Written request = Quote all of the entries word for word.

▼

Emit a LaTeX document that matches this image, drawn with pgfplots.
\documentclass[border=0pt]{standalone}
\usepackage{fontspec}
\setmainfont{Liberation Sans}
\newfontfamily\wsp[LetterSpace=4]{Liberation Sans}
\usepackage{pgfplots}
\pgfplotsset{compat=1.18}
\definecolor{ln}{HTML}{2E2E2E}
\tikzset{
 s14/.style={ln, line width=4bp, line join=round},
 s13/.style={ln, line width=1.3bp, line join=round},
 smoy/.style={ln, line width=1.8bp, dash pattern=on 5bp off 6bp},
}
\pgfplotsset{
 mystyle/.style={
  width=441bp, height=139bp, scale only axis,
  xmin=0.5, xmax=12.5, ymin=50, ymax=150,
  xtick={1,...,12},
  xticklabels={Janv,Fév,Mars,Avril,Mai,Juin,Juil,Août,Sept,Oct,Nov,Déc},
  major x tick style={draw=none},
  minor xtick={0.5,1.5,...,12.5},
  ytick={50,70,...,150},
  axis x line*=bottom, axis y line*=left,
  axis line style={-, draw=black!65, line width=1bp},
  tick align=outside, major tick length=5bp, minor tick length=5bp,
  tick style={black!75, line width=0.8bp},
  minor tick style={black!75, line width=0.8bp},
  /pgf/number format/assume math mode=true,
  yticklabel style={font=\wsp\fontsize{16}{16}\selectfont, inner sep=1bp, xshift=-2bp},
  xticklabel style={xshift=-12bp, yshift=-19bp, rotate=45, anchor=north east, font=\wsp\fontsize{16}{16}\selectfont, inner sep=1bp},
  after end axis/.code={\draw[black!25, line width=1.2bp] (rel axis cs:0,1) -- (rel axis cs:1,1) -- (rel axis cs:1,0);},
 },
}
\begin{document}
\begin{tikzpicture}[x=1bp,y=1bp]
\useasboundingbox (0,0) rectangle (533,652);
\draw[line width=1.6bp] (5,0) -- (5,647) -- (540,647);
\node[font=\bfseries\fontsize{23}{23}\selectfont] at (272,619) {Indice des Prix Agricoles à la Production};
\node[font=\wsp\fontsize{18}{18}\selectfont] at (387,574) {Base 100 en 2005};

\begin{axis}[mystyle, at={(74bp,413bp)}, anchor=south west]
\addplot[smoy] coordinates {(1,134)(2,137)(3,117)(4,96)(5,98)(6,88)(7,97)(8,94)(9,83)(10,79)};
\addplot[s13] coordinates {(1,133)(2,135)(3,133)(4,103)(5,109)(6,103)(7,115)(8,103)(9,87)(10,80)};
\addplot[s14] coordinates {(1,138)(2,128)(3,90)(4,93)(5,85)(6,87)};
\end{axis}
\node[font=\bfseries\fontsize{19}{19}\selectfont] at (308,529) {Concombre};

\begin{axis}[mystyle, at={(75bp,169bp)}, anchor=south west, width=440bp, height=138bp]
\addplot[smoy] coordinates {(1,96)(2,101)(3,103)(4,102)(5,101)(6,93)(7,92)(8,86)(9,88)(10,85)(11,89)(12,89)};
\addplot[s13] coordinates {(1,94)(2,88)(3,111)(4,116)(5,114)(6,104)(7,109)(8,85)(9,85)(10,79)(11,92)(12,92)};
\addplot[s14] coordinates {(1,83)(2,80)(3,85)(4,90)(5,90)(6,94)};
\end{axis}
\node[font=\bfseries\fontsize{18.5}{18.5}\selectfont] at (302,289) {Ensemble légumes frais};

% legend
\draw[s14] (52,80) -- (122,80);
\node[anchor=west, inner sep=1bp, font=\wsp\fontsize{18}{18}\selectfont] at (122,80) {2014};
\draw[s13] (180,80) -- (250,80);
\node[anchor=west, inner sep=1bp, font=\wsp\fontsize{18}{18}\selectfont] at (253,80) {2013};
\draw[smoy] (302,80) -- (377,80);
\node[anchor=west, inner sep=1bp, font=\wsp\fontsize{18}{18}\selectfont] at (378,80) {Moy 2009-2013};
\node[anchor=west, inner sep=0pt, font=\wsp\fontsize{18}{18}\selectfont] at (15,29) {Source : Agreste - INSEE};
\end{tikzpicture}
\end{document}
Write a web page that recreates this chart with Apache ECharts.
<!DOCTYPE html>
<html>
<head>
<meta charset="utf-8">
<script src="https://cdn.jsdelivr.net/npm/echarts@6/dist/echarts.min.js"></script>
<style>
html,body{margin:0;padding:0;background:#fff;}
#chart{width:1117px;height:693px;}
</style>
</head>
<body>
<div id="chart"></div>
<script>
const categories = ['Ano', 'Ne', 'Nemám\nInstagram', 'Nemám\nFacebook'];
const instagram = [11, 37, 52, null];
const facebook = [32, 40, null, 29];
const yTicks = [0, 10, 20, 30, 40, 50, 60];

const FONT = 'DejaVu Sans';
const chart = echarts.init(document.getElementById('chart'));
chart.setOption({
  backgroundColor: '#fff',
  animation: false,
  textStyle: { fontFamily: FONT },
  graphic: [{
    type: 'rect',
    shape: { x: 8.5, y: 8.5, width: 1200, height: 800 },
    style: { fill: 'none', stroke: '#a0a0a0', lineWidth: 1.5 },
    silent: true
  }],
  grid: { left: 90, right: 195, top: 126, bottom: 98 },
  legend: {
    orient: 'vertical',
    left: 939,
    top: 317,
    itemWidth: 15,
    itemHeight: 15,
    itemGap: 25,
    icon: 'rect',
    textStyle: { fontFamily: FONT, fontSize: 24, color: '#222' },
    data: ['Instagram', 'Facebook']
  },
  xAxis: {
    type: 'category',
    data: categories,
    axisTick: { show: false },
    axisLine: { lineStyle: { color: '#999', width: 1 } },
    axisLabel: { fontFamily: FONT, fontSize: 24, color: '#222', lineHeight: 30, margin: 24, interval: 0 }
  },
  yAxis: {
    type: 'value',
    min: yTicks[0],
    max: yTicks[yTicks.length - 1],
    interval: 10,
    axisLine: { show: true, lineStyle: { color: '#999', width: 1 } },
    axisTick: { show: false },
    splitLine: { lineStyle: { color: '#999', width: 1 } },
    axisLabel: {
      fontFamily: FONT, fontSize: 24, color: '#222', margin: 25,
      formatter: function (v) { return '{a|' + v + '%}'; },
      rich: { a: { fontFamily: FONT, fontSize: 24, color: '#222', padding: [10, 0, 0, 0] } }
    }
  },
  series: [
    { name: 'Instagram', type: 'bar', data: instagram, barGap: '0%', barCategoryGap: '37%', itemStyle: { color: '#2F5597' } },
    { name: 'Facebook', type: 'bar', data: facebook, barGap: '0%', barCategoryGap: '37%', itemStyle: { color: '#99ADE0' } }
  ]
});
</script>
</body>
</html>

▲

Correct response =
Emit a LaTeX document that matches this image, drawn with pgfplots.
\documentclass[border=0pt]{standalone}
\usepackage{fontspec}
\setmainfont{Liberation Sans}
\newfontfamily\wsp[LetterSpace=4]{Liberation Sans}
\usepackage{pgfplots}
\pgfplotsset{compat=1.18}
\definecolor{ln}{HTML}{2E2E2E}
\tikzset{
 s14/.style={ln, line width=4bp, line join=round},
 s13/.style={ln, line width=1.3bp, line join=round},
 smoy/.style={ln, line width=1.8bp, dash pattern=on 5bp off 6bp},
}
\pgfplotsset{
 mystyle/.style={
  width=441bp, height=139bp, scale only axis,
  xmin=0.5, xmax=12.5, ymin=50, ymax=150,
  xtick={1,...,12},
  xticklabels={Janv,Fév,Mars,Avril,Mai,Juin,Juil,Août,Sept,Oct,Nov,Déc},
  major x tick style={draw=none},
  minor xtick={0.5,1.5,...,12.5},
  ytick={50,70,...,150},
  axis x line*=bottom, axis y line*=left,
  axis line style={-, draw=black!65, line width=1bp},
  tick align=outside, major tick length=5bp, minor tick length=5bp,
  tick style={black!75, line width=0.8bp},
  minor tick style={black!75, line width=0.8bp},
  /pgf/number format/assume math mode=true,
  yticklabel style={font=\wsp\fontsize{16}{16}\selectfont, inner sep=1bp, xshift=-2bp},
  xticklabel style={xshift=-12bp, yshift=-19bp, rotate=45, anchor=north east, font=\wsp\fontsize{16}{16}\selectfont, inner sep=1bp},
  after end axis/.code={\draw[black!25, line width=1.2bp] (rel axis cs:0,1) -- (rel axis cs:1,1) -- (rel axis cs:1,0);},
 },
}
\begin{document}
\begin{tikzpicture}[x=1bp,y=1bp]
\useasboundingbox (0,0) rectangle (533,652);
\draw[line width=1.6bp] (5,0) -- (5,647) -- (540,647);
\node[font=\bfseries\fontsize{23}{23}\selectfont] at (272,619) {Indice des Prix Agricoles à la Production};
\node[font=\wsp\fontsize{18}{18}\selectfont] at (387,574) {Base 100 en 2005};

\begin{axis}[mystyle, at={(74bp,413bp)}, anchor=south west]
\addplot[smoy] coordinates {(1,134)(2,137)(3,117)(4,96)(5,98)(6,88)(7,97)(8,94)(9,83)(10,79)};
\addplot[s13] coordinates {(1,133)(2,135)(3,133)(4,103)(5,109)(6,103)(7,115)(8,103)(9,87)(10,80)};
\addplot[s14] coordinates {(1,138)(2,128)(3,90)(4,93)(5,85)(6,87)};
\end{axis}
\node[font=\bfseries\fontsize{19}{19}\selectfont] at (308,529) {Concombre};

\begin{axis}[mystyle, at={(75bp,169bp)}, anchor=south west, width=440bp, height=138bp]
\addplot[smoy] coordinates {(1,96)(2,101)(3,103)(4,102)(5,101)(6,93)(7,92)(8,86)(9,88)(10,85)(11,89)(12,89)};
\addplot[s13] coordinates {(1,94)(2,88)(3,111)(4,116)(5,114)(6,104)(7,109)(8,85)(9,85)(10,79)(11,92)(12,92)};
\addplot[s14] coordinates {(1,83)(2,80)(3,85)(4,90)(5,90)(6,94)};
\end{axis}
\node[font=\bfseries\fontsize{18.5}{18.5}\selectfont] at (302,289) {Ensemble légumes frais};

% legend
\draw[s14] (52,80) -- (122,80);
\node[anchor=west, inner sep=1bp, font=\wsp\fontsize{18}{18}\selectfont] at (122,80) {2014};
\draw[s13] (180,80) -- (250,80);
\node[anchor=west, inner sep=1bp, font=\wsp\fontsize{18}{18}\selectfont] at (253,80) {2013};
\draw[smoy] (302,80) -- (377,80);
\node[anchor=west, inner sep=1bp, font=\wsp\fontsize{18}{18}\selectfont] at (378,80) {Moy 2009-2013};
\node[anchor=west, inner sep=0pt, font=\wsp\fontsize{18}{18}\selectfont] at (15,29) {Source : Agreste - INSEE};
\end{tikzpicture}
\end{document}
Write a web page that recreates this chart with Apache ECharts.
<!DOCTYPE html>
<html>
<head>
<meta charset="utf-8">
<script src="https://cdn.jsdelivr.net/npm/echarts@6/dist/echarts.min.js"></script>
<style>
html,body{margin:0;padding:0;background:#fff;}
#chart{width:1117px;height:693px;}
</style>
</head>
<body>
<div id="chart"></div>
<script>
const categories = ['Ano', 'Ne', 'Nemám\nInstagram', 'Nemám\nFacebook'];
const instagram = [11, 37, 52, null];
const facebook = [32, 40, null, 29];
const yTicks = [0, 10, 20, 30, 40, 50, 60];

const FONT = 'DejaVu Sans';
const chart = echarts.init(document.getElementById('chart'));
chart.setOption({
  backgroundColor: '#fff',
  animation: false,
  textStyle: { fontFamily: FONT },
  graphic: [{
    type: 'rect',
    shape: { x: 8.5, y: 8.5, width: 1200, height: 800 },
    style: { fill: 'none', stroke: '#a0a0a0', lineWidth: 1.5 },
    silent: true
  }],
  grid: { left: 90, right: 195, top: 126, bottom: 98 },
  legend: {
    orient: 'vertical',
    left: 939,
    top: 317,
    itemWidth: 15,
    itemHeight: 15,
    itemGap: 25,
    icon: 'rect',
    textStyle: { fontFamily: FONT, fontSize: 24, color: '#222' },
    data: ['Instagram', 'Facebook']
  },
  xAxis: {
    type: 'category',
    data: categories,
    axisTick: { show: false },
    axisLine: { lineStyle: { color: '#999', width: 1 } },
    axisLabel: { fontFamily: FONT, fontSize: 24, color: '#222', lineHeight: 30, margin: 24, interval: 0 }
  },
  yAxis: {
    type: 'value',
    min: yTicks[0],
    max: yTicks[yTicks.length - 1],
    interval: 10,
    axisLine: { show: true, lineStyle: { color: '#999', width: 1 } },
    axisTick: { show: false },
    splitLine: { lineStyle: { color: '#999', width: 1 } },
    axisLabel: {
      fontFamily: FONT, fontSize: 24, color: '#222', margin: 25,
      formatter: function (v) { return '{a|' + v + '%}'; },
      rich: { a: { fontFamily: FONT, fontSize: 24, color: '#222', padding: [10, 0, 0, 0] } }
    }
  },
  series: [
    { name: 'Instagram', type: 'bar', data: instagram, barGap: '0%', barCategoryGap: '37%', itemStyle: { color: '#2F5597' } },
    { name: 'Facebook', type: 'bar', data: facebook, barGap: '0%', barCategoryGap: '37%', itemStyle: { color: '#99ADE0' } }
  ]
});
</script>
</body>
</html>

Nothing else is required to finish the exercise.